Japan Geoscience Union Meeting 2019

Presentation information

[J] Oral

M (Multidisciplinary and Interdisciplinary) » M-IS Intersection

[M-IS09] dust

Thu. May 30, 2019 1:45 PM - 3:15 PM 102 (1F)

convener:Ishizuka Masahide(Kagawa University), Yasunori Kurosaki(Arid Land Research Center, Tottori University), Thomas Sekiyama(Meteorological Research Institute), Kana Nagashima(Japan Agency for Marine-Earth Science and Technology, Research and Development Center for Global Change), Chairperson:Tsuyoshi Sekiyama

3:00 PM - 3:15 PM

[MIS09-05] Dust layer captured by an inversion layer over the Gobi Desert on 29–30 April 2015

*Kei Kawai1, Yuta Nishio2, Kenji Kai1,3, Jun Noda4, Erdenebadrakh Munkhjargal1,5, Masato Shinoda1, Nobuo Sugimoto6, Atsushi Shimizu6, Enkhbaatar Davaanyam5,7, Dashdondog Batdorj8 (1.Nagoya University, 2.Japan Meteorological Agency, 3.Ibaraki University, 4.Rakuno Gakuen University, 5.Information and Research Institute of Meteorology, Hydrology and Environment, Mongolia, 6.National Institute for Environmental Studies, 7.University of Tsukuba, 8.National Agency for Meteorology and Environmental Monitoring, Mongolia)
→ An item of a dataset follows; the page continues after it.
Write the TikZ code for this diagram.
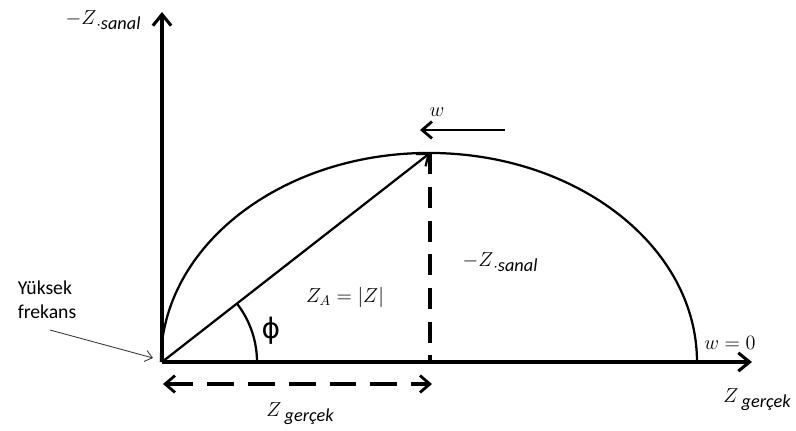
\documentclass[tikz,border=0pt]{standalone}
\usepackage{amsmath}
\usepackage{fontspec}
\setsansfont{Carlito}
\newfontfamily\phifont{DejaVu Sans}
\usetikzlibrary{arrows.meta,positioning,calc}
\newcommand{\subtxt}[1]{\raisebox{-0.6ex}{\sffamily\itshape\fontsize{13}{15}\selectfont #1}}

\begin{document}
\begin{tikzpicture}[
    x=0.025cm, y=0.025cm,
    font=\fontsize{14}{17}\selectfont,
    axis/.style={line width=2.2pt, draw=black,
      -{Straight Barb[length=8pt,width=13pt,line width=2.2pt]}},
    vec/.style={line width=1.6pt, draw=black,
      -{Straight Barb[length=7pt,width=11pt,line width=1.6pt]}},
    warr/.style={line width=2pt, draw=black,
      -{Straight Barb[length=7pt,width=12pt,line width=2pt]}},
    curve/.style={line width=1.6pt, draw=black},
    dashln/.style={line width=2.2pt, draw=black, dash pattern=on 15pt off 9pt},
    dasharr/.style={line width=2.2pt, draw=black, dash pattern=on 19pt off 10pt,
      {Straight Barb[length=7pt,width=12pt,line width=2pt]}-{Straight Barb[length=7pt,width=12pt,line width=2pt]}},
    thin/.style={line width=0.6pt, draw=black!80,
      -{Straight Barb[length=5pt,width=8pt,line width=0.6pt]}},
    lbl/.style={inner sep=1pt}
  ]
    \useasboundingbox (0,0) rectangle (796,430);

    % points
    \coordinate (o) at (162,68);
    \coordinate (ytop) at (162,418);
    \coordinate (xend) at (752,68);
    \coordinate (top) at (430,277);
    \coordinate (foot) at (430,68);
    \coordinate (rend) at (697,68);
    \coordinate (wstart) at (505,300);
    \coordinate (wend) at (420,300);
    \coordinate (bl) at (163,46);
    \coordinate (br) at (432,46);
    \coordinate (hfstart) at (50,100);

    % axes
    \draw[axis] (o) -- (ytop);
    \draw[axis] (o) -- (xend);

    % semi-ellipse
    \draw[curve] (rend) arc[start angle=0, end angle=180, x radius=6.7cm, y radius=5.225cm];

    % vector and projections
    \draw[vec] (o) -- (top);
    \draw[dashln] (top) -- (foot);
    \draw[dasharr] (bl) -- (br);
    \draw[warr] (wstart) -- (wend);

    % angle
    \draw[curve] ($(o)+(95,0)$) arc[start angle=0, end angle=37.9, radius=2.375cm];

    % labels
    \node[lbl] (ylab) at (103,410) {$-Z$\subtxt{$\cdot$sanal}};
    \node[lbl] (wlab) at (437,318) {$w$};
    \node[lbl] (phi) at (271,99) {\phifont\fontsize{20}{22}\selectfont ϕ};
    \node[lbl] (za) at (345,133) {$Z_A=|Z|$};
    \node[lbl] (zsan) at (500,168) {$-Z$\subtxt{$\cdot$sanal}};
    \node[lbl] (w0) at (730,87) {$w=0$};
    \node[lbl] (zre) at (300,16) {$Z$\,\subtxt{gerçek}};
    \node[lbl] (zrex) at (757,30) {$Z$\,\subtxt{gerçek}};
    \node[lbl, align=left, font=\sffamily\fontsize{14}{17}\selectfont] (hf) at (47,130) {Yüksek\\frekans};

    \draw[thin] (hfstart) -- (153,72);
  \end{tikzpicture}
\end{document}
Keywords:Asian dust, dust storm, long-range transport, ceilometer, lidar, Gobi Desert

Asian dust originates in arid and semi-arid regions of East Asia, such as the Gobi Desert and the Taklimakan Desert. If the dust emitted from the ground surface reaches the free troposphere, it can be transported toward the Pacific Ocean over a long range by the westerlies. Therefore, the vertical distribution of dust over the source region is a key factor of the long-range transport of dust. In the Gobi Desert, a ceilometer (compact lidar) observation has been conducted at Dalanzadgad, Mongolia, since the end of April 2013. The ceilometer observed a developed dust storm over the ground and a dust layer at a height of 1.2–1.8 km on 29–30 April 2015. According to SYNOP reports, this dust storm had already developed in the upwind region before arriving at Dalanzadgad. This feature was consistent with the sudden increase of the ceilometer observation values. Then, the dust was lifted to a height of 1.2–1.8 km, and the dust layer was observed at almost the same height for 12 hours by the ceilometer. During this dust event, radiosonde observation at Dalanzadgad showed an inversion layer at a height of 1.2–1.5 km over cold air. These results suggest that the dust layer was captured by the inversion layer, which prevented the dust from reaching the free troposphere and restrained the long-range transport of the dust by the westerlies. This study was supported by Research Fellowships of Japan Society for the Promotion of Science (JSPS) for Young Scientists and by Grants-in-Aid for Scientific Research from the JSPS (16H02703, 17H01616, and 18J12795).